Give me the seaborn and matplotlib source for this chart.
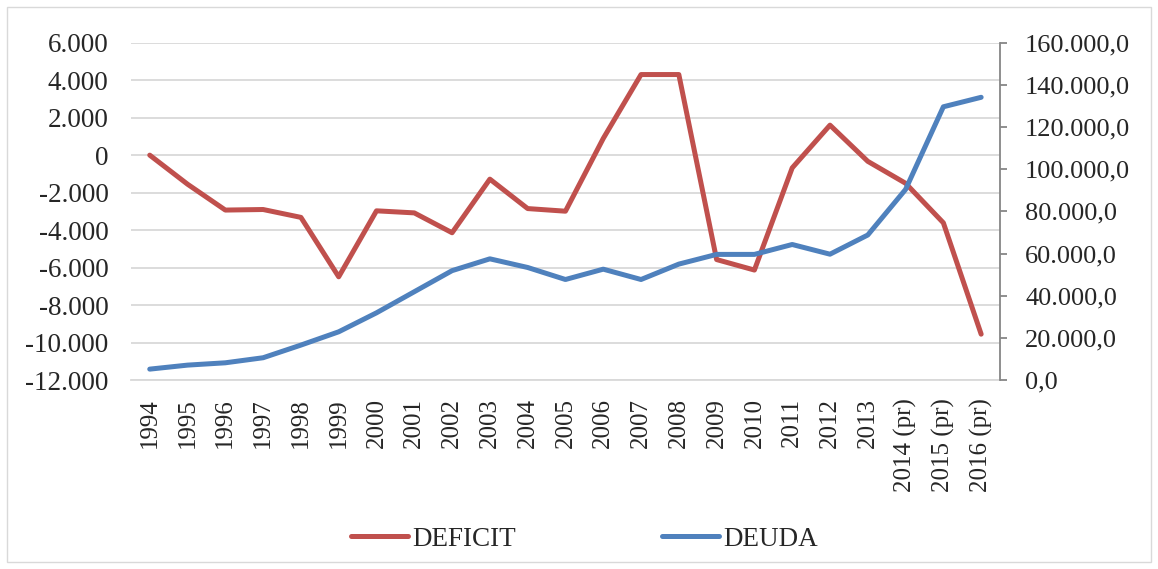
import numpy as np
import pandas as pd
import matplotlib
matplotlib.use("Agg")
import matplotlib.pyplot as plt
import seaborn as sns
from matplotlib.ticker import FuncFormatter, FixedLocator
from matplotlib.lines import Line2D
from matplotlib.patches import Rectangle

# data
years = ['1994', '1995', '1996', '1997', '1998', '1999', '2000', '2001', '2002',
         '2003', '2004', '2005', '2006', '2007', '2008', '2009', '2010', '2011',
         '2012', '2013', '2014 (pr)', '2015 (pr)', '2016 (pr)']
deficit = [0, -1550, -2930, -2900, -3320, -6490, -2970, -3080, -4140,
           -1280, -2850, -2990, 890, 4300, 4300, -5570, -6130, -680,
           1600, -330, -1500, -3610, -9550]
deuda = [5200, 7100, 8200, 10600, 16600, 22900, 31900, 41900, 51900,
         57500, 53400, 47700, 52600, 47700, 55000, 59600, 59600, 64300,
         59700, 68800, 90400, 129600, 134100]

df = pd.DataFrame({'year': years, 'DEFICIT': deficit, 'DEUDA': deuda})
df['pos'] = np.arange(len(df))

red = '#C0504D'
blue = '#4F81BD'

sns.set_style('white')
plt.rcParams['font.family'] = ['Liberation Serif', 'DejaVu Serif']

fig, ax = plt.subplots(figsize=(11.58, 5.69), dpi=100)
fig.subplots_adjust(left=0.113, right=0.8636, top=0.925, bottom=0.332)
ax2 = ax.twinx()

sns.lineplot(data=df, x='pos', y='DEFICIT', ax=ax, color=red, linewidth=3.6,
             legend=False)
sns.lineplot(data=df, x='pos', y='DEUDA', ax=ax2, color=blue, linewidth=3.6,
             legend=False)

ax.set_xlim(-0.5, len(df) - 0.5)
ax.set_ylim(-12000, 6000)
ax2.set_ylim(0, 160000)
ax.yaxis.set_major_locator(FixedLocator(np.arange(-12000, 6001, 2000)))
ax2.yaxis.set_major_locator(FixedLocator(np.arange(0, 160001, 20000)))

ax.set_xticks(df['pos'])
ax.set_xticklabels(years, rotation=90, fontsize=18)
ax.yaxis.set_major_formatter(FuncFormatter(
    lambda v, p: f"{int(v):,}".replace(',', '.')))
ax2.yaxis.set_major_formatter(FuncFormatter(
    lambda v, p: f"{int(v):,}".replace(',', '.') + ',0'))

ax.grid(axis='y', color='#D9D9D9', linewidth=1.3)
ax.set_axisbelow(True)
ax.set_xlabel('')
ax.set_ylabel('')
ax2.set_ylabel('')

for a in (ax, ax2):
    for s in a.spines.values():
        s.set_visible(False)
ax.spines['bottom'].set_visible(True)
ax.spines['bottom'].set_color('#D9D9D9')
ax.spines['bottom'].set_linewidth(1.3)
ax2.spines['right'].set_visible(True)
ax2.spines['right'].set_color('#868686')
ax2.spines['right'].set_linewidth(1.3)

ax.tick_params(axis='y', length=0, pad=16, labelsize=19.5)
ax.tick_params(axis='x', length=0, pad=13)
ax2.tick_params(axis='y', length=5, width=1.3, color='#868686', pad=13,
                labelsize=19)

handles = [Line2D([], [], color=red, linewidth=3.6),
           Line2D([], [], color=blue, linewidth=3.6)]
fig.legend(handles, ['DEFICIT', 'DEUDA'], loc='center', ncol=2,
           bbox_to_anchor=(0.505, 0.052), frameon=False, fontsize=19.5,
           handlelength=2.1, handletextpad=0.15, columnspacing=5.4)

fig.patches.append(Rectangle((0.006, 0.012), 0.988, 0.976, transform=fig.transFigure,
                             fill=False, edgecolor='#D9D9D9', linewidth=1))

fig.savefig('out.png', dpi=100)
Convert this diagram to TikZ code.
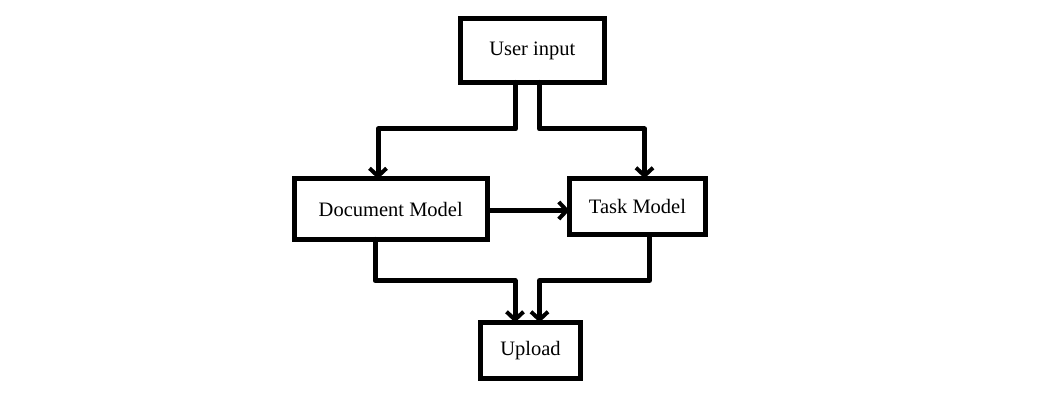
\documentclass[tikz,border=0pt]{standalone}
\usepackage{fontspec}
\setmainfont{Liberation Serif}
\usepackage{tikz}
\usetikzlibrary{arrows.meta, positioning}
\usepackage{xcolor}
\tikzset{%
  model_block/.style={%
    draw=black,%
    rectangle,%
    line width=5pt,%
    inner sep=0pt,%
    outer sep=0pt,%
    font={\fontsize{20.5}{24}\selectfont},%
    align=center,%
  },
  flow_path/.style={%
    color=black,%
    line width=5pt,%
    line join=round,%
    line cap=round,%
  },
  arrow/.style={-{Straight Barb[length=8pt, width=17pt, line width=4pt]}},
}
\begin{document}
\begin{tikzpicture}[x=1pt, y=1pt]
    \useasboundingbox (0,0) rectangle (1061,409);
    \node [model_block, minimum width=143.5, minimum height=64]
      (User) at (532.25,358.5) {User input};
    \node [model_block, minimum width=193.5, minimum height=60.5,
      below = 96.5 of User, xshift=-141.5] (DocModel) {Document Model};
    \node [model_block, minimum width=136, minimum height=56.5,
      right = 82 of DocModel, yshift=2.5] (TaskModel) {Task Model};
    \node [model_block, minimum width=100, minimum height=56,
      below = 240 of User, xshift=-1.75] (Upload) {Upload};

    \draw [arrow, flow_path]
      ([xshift=-16.75]User.south)
      --
      ++(0,-46.5)
      -|
      ([xshift=-12.75]DocModel.north);
    \draw [arrow, flow_path]
      ([xshift=7.25]User.south)
      --
      ++(0,-46.5)
      -|
      ([xshift=7]TaskModel.north);
    \draw [arrow, flow_path]
      ([yshift=-1.25]DocModel.east)
      --
      ([yshift=-3.75]TaskModel.west);
    \draw [arrow, flow_path]
      ([xshift=-15.75]DocModel.south)
      --
      ++(0,-41)
      -|
      ([xshift=-15.5]Upload.north);
    \draw [arrow, flow_path]
      ([xshift=12]TaskModel.south)
      --
      ++(0,-45.5)
      -|
      ([xshift=9]Upload.north);
  \end{tikzpicture}
\end{document}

• INSTRUCTIONS FOR THE TASK: Filter the listing above by the word "this"; copy each line that passes.

• RIGHT ANSWER:
Give me the seaborn and matplotlib source for this chart.
Convert this diagram to TikZ code.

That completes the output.